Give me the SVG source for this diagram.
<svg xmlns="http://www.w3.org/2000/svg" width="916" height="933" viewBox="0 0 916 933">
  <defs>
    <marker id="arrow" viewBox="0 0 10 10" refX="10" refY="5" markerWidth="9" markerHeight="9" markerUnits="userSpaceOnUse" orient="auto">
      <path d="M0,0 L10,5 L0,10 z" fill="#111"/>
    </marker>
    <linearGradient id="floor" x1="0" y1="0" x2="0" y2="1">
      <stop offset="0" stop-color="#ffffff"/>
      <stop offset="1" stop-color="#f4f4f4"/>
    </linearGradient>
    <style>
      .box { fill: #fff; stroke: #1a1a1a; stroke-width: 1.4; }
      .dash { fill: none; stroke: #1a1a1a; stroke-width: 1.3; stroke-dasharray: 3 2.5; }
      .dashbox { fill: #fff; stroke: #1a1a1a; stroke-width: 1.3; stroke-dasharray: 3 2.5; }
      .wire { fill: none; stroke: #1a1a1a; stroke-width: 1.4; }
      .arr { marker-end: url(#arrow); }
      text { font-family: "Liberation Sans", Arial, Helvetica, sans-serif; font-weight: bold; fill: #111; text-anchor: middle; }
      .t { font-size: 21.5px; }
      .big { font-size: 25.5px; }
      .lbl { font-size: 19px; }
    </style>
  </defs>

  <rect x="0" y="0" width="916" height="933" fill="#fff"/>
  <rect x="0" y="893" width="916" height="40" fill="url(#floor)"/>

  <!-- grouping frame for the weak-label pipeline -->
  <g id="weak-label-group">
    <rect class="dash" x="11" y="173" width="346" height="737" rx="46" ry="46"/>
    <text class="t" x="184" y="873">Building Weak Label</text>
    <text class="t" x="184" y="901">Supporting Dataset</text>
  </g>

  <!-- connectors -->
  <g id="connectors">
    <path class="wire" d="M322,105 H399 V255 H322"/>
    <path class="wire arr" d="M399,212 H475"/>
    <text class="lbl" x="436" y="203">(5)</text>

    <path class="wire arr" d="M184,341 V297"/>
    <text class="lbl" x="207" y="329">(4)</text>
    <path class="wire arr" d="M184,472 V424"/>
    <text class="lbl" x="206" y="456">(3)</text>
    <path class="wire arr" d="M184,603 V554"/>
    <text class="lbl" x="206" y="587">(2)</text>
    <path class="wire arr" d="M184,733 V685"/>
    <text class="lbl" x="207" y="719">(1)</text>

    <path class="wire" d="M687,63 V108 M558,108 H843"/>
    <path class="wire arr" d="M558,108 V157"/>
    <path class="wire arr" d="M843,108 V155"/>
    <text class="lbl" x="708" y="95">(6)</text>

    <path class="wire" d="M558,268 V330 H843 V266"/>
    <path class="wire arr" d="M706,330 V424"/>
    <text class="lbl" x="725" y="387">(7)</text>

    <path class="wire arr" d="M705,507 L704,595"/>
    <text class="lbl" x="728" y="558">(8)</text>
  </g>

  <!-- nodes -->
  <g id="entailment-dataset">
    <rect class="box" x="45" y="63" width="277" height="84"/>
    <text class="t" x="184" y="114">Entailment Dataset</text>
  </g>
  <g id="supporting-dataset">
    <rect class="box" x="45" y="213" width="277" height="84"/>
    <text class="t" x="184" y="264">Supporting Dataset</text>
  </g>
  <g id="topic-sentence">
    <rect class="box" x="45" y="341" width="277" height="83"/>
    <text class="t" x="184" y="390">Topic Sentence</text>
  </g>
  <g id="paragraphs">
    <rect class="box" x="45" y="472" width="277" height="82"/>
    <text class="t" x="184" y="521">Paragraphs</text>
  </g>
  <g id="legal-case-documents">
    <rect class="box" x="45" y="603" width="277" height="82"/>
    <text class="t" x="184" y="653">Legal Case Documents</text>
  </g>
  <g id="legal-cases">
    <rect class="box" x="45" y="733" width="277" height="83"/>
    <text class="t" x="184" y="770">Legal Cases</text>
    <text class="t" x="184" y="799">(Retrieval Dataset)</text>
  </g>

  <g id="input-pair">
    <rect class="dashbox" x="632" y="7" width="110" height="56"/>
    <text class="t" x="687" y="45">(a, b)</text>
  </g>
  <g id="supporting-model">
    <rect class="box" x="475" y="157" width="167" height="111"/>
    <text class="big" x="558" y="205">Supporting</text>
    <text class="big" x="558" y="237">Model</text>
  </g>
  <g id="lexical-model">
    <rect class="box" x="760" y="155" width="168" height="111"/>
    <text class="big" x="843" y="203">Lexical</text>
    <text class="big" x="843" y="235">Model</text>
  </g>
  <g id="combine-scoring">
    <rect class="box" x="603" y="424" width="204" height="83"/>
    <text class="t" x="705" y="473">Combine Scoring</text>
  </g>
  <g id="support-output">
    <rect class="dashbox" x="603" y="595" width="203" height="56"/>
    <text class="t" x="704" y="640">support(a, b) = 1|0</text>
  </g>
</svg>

■ ■ ■ ■ ■ ■ ■

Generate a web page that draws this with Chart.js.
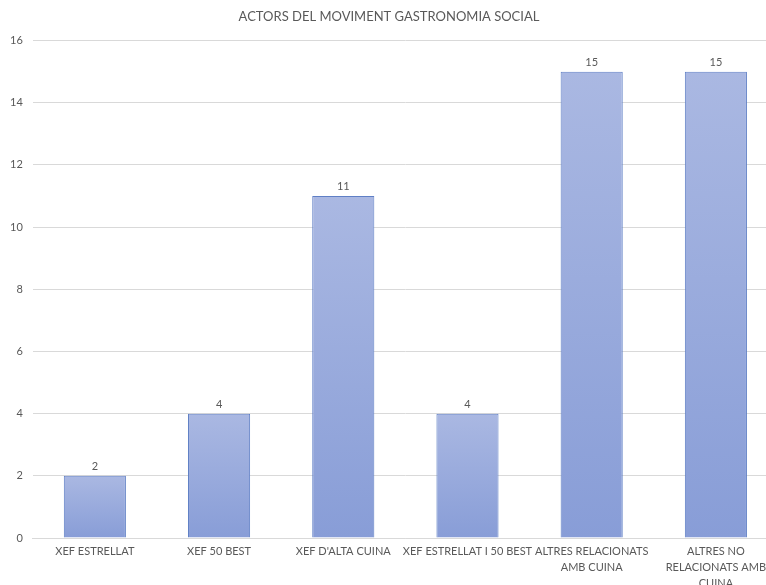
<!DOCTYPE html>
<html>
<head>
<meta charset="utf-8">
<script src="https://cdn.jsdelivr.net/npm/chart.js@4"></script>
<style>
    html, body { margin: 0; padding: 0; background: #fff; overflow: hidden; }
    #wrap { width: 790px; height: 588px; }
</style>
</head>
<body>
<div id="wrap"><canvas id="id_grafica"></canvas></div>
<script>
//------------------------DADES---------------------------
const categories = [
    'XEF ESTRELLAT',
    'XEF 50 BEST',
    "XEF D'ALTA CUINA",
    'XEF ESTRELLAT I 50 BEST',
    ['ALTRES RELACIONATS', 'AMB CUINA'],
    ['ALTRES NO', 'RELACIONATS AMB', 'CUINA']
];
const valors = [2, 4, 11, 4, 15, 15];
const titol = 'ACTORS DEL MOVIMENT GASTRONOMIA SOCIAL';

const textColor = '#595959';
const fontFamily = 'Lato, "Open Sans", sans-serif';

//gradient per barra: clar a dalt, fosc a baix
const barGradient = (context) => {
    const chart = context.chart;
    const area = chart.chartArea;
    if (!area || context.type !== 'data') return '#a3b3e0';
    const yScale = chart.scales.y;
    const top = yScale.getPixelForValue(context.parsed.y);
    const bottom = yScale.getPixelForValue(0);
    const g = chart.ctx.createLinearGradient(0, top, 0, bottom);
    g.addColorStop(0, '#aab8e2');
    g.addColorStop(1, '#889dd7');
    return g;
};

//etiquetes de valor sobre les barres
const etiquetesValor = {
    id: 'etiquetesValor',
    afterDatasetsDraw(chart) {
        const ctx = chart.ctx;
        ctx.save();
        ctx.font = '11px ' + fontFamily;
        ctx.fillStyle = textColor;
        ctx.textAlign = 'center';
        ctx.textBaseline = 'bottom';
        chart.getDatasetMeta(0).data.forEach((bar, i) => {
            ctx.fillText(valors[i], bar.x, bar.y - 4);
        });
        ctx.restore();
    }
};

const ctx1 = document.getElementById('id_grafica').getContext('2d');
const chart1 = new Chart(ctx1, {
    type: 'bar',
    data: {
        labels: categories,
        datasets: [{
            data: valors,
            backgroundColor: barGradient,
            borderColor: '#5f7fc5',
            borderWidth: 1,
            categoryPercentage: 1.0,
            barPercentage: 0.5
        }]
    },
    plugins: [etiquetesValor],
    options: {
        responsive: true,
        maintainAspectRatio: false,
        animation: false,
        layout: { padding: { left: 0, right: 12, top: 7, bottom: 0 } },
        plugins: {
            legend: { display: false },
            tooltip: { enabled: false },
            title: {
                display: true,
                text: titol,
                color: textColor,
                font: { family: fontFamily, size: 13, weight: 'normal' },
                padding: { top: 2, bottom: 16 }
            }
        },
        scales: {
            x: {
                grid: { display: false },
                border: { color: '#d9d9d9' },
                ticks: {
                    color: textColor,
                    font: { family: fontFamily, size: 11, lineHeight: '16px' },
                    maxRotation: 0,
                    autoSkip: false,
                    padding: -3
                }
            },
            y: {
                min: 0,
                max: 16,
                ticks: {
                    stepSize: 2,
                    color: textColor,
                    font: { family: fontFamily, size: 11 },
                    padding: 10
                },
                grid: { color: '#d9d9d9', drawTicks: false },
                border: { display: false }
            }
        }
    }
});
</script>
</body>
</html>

■ ■ ■ ■ ■ ■ ■

PROBLEM REQUIREMENTS:
Each line in the data that holds the string "this" should be found and copied.

ANSWER TO THE TASK:
Give me the SVG source for this diagram.
Generate a web page that draws this with Chart.js.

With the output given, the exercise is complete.